All emission estimates are burdened with some uncertainty. Due to measuring uncertainty in data reported to the Climate and Pollution Agency, the uncertainty is particularly high for reported emissions from some areas of manufacturing. This is partly due to low levels of hazardous substances, which makes accurate measurements challenging. In addition, frequent measurements are essential to obtain good estimates when emissions vary with time, and the measurements should often be performed more frequently than what is practically and economically feasible.
For more information about the emission calculations, see The Norwegian Emission Inventory 2012. Documentation of methodologies for estimating emissions of greenhouse gases and long-range transboundary air pollutants (Documents 43/2012)
Read more about emissions of acidifying substances. Revised emission figures for greenhouse gases will be published on 6 February 2013.
Report No. 14 (2006-2007) to the Storting presents new national targets for reductions in emissions of hazardous substances by 2010 from the 1995 level. The report lists 25 substances/groups of substances whose emissions shall be eliminated or substantially reduced (50-90 per cent reduction). These reductions comprise emissions to air, water and earth, but the targets are not specified for each category.
According to the national target, emissions and use of all chemicals posing a serious threat to human health and the environment shall be continuously reduced by 2020, and ultimately eliminated. The figures presented in this article only include emissions to air.
Through various international agreements, Norwayhas committed to reducing its emissions to air of certain hazardous substances from the 1990 level. Different protocols under the Convention on Long-Range Transboundary Air Pollution (CLRTAP) set out the targets for emissions with regional effects. One of these protocols, the Aarhus Protocol, stipulates the commitments for the reduction of PAHs and dioxins, lead, cadmium and mercury.

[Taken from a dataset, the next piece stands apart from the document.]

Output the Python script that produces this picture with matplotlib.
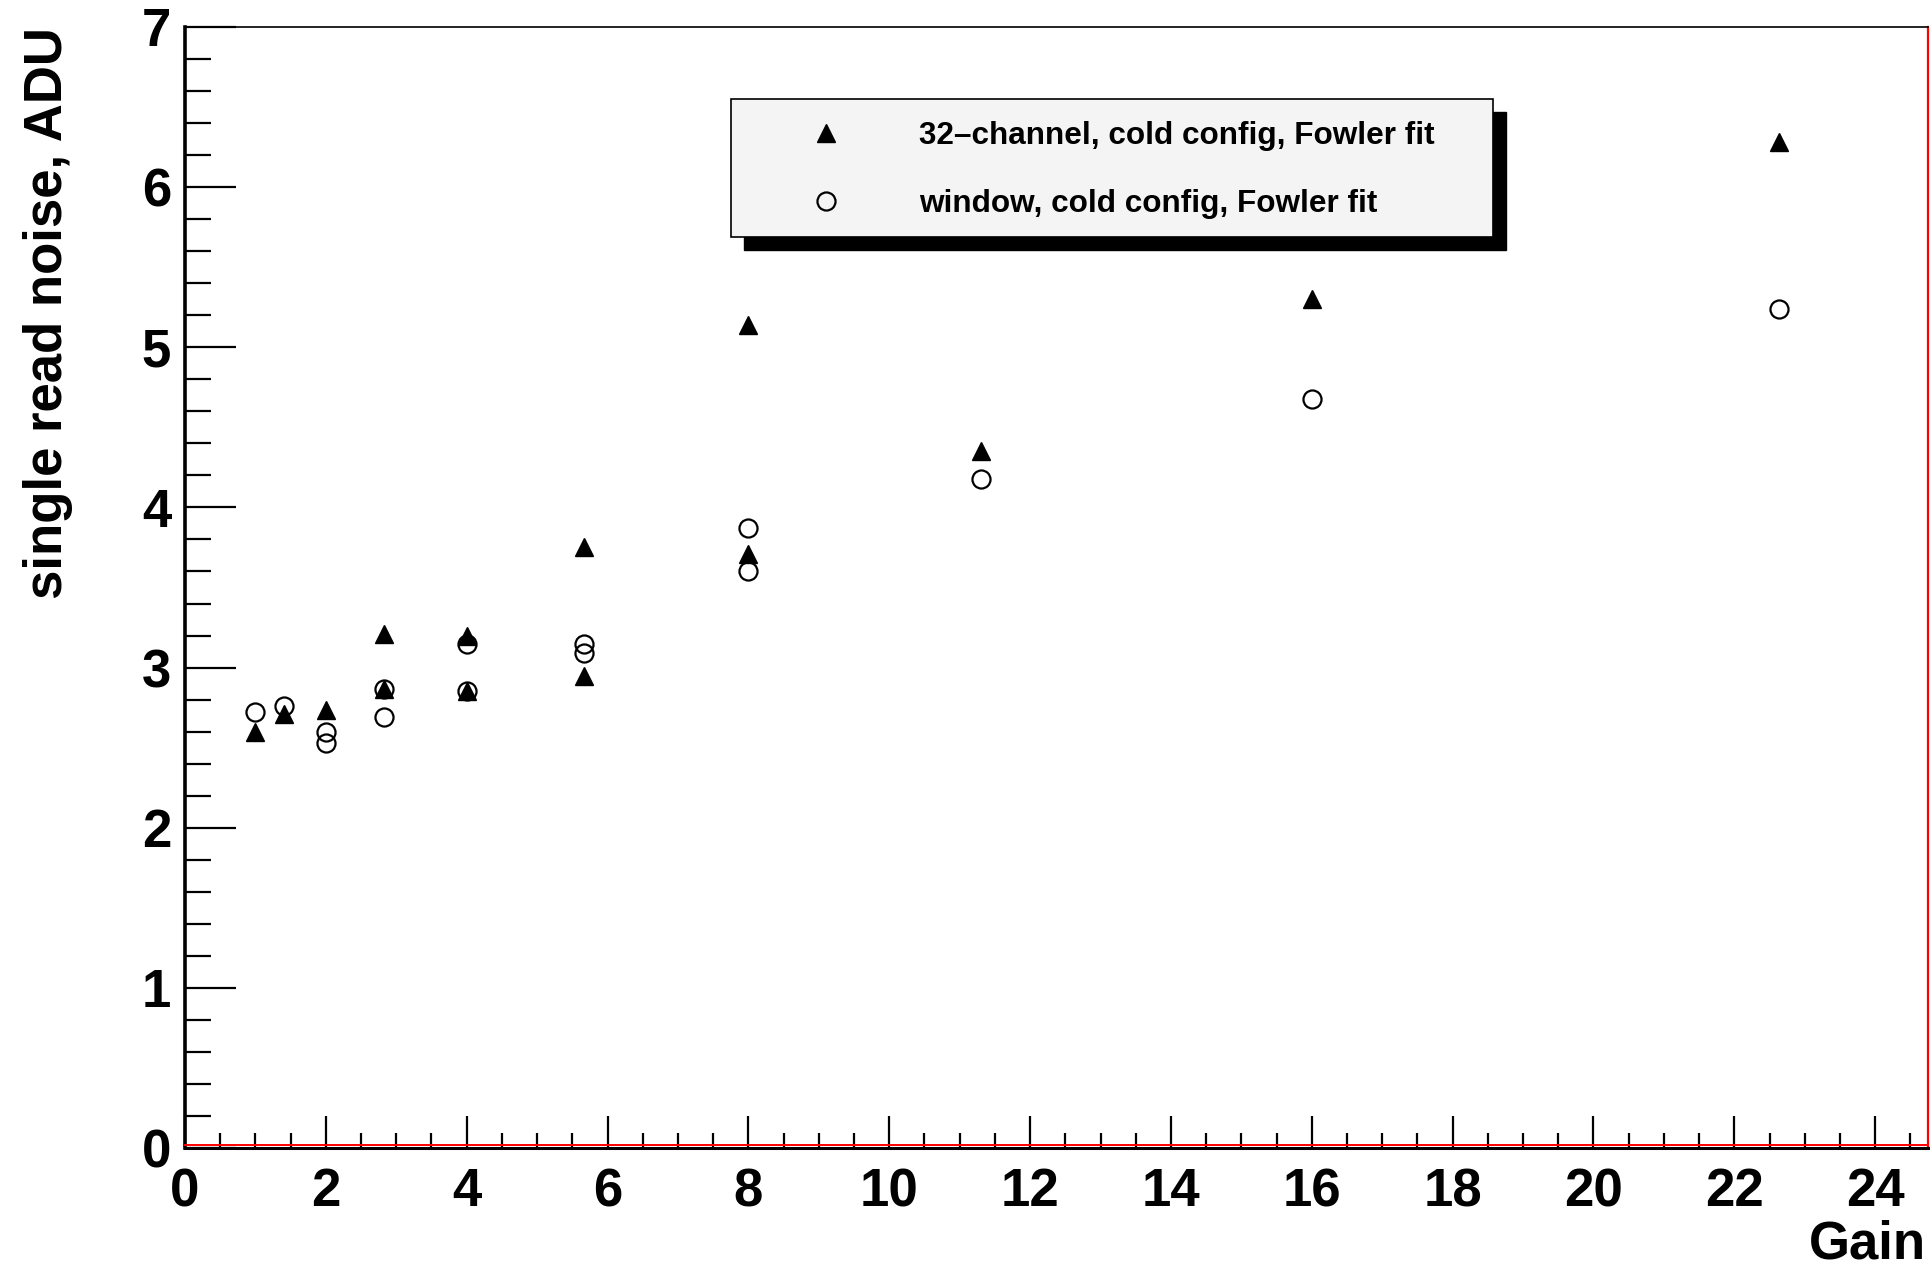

For copper, chromium and arsenic, there are no commitments, but there are requirements for reporting emissions.
One reason for high emissions from wood-burning is that a large proportion of the wood is burned in stoves with old technology (produced prior to 1998). Laboratory tests have shown that stoves with old technology on average emit 60 per cent as much particulate matter as stoves with new technology (produced after 1998). In 2011, almost half of the wood (48 per cent) was burned in new stoves. This is an increase of 31 percentage points since 2002.